信吾さん「やっぱり1年空いてしまう。ましてや来年は必ずできるって約束されている状況ではないので、この間にまた減ってしまわないかとか、そういうちょっと不安な点があるんですけども」
米須青年会の会長の任期は1年。信吾さんはエイサーができないまま会長の役目を終えます。

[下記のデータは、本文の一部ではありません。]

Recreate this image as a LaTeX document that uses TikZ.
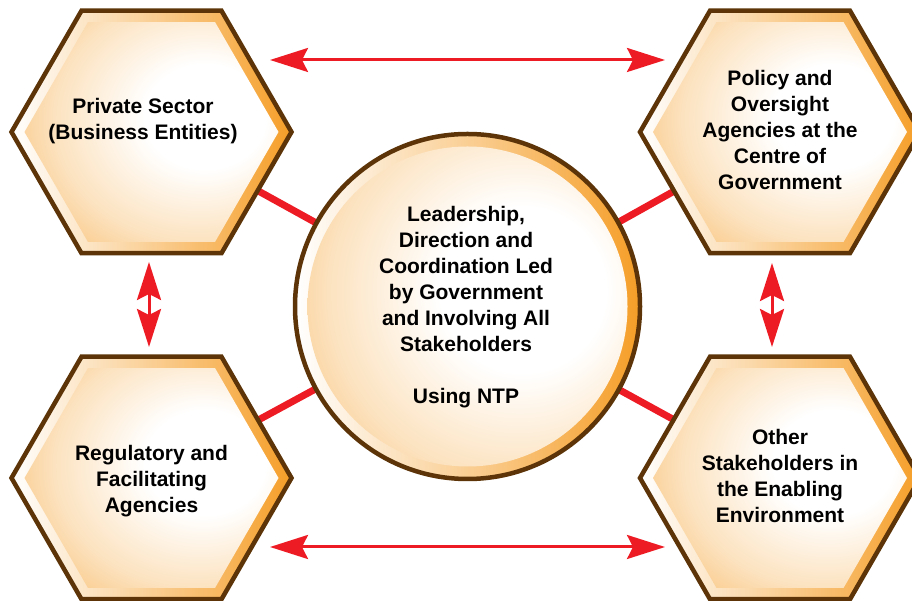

信吾さん「今年の1年でどうにか下の子たちにも、この年間のスケジュールだったり、祭りを運営するにあたっての、いろいろやることがいろいろあるんですけど、そういうのを教えていくという1年にしようと自分の中では考えていたので、まさかって感じでね」
柚希さん「去年僕が終わってそのまま引き継いで、何もない状態で会長が1年で変わってしまう。できれば僕が(この状況を)代わってあげたいなっていうのがあります」
地域をつなぐエイサー。その地域のお年寄りを守りたいと、エイサーの中止を決断した青年会。ことしの悔しさを胸に抱きつつも、2人は今後の活動に意欲を語りました
柚希さん「今回はいろんな策を考えて、結果中止という形になってしまったんですけれども、今はSNSだったりとかいろいろな方法で発信ということはできると思うので、それを今回の中止を次につなげる。一つのきっかけではないですけど、マイナスに捉えなくてもいいのかなと思います」
信吾さん「エイサーに繋げるためではなくて、地域の人たちと繋がる方法はいくらでもありますし。ちょっとした交流の場を色々考えて、年間を通して何かしら機会を作るって感じです」
コロナで消えたことしの夏のエイサー。それでも前を向く若者たちの思いが、これからも地域をつなぎます。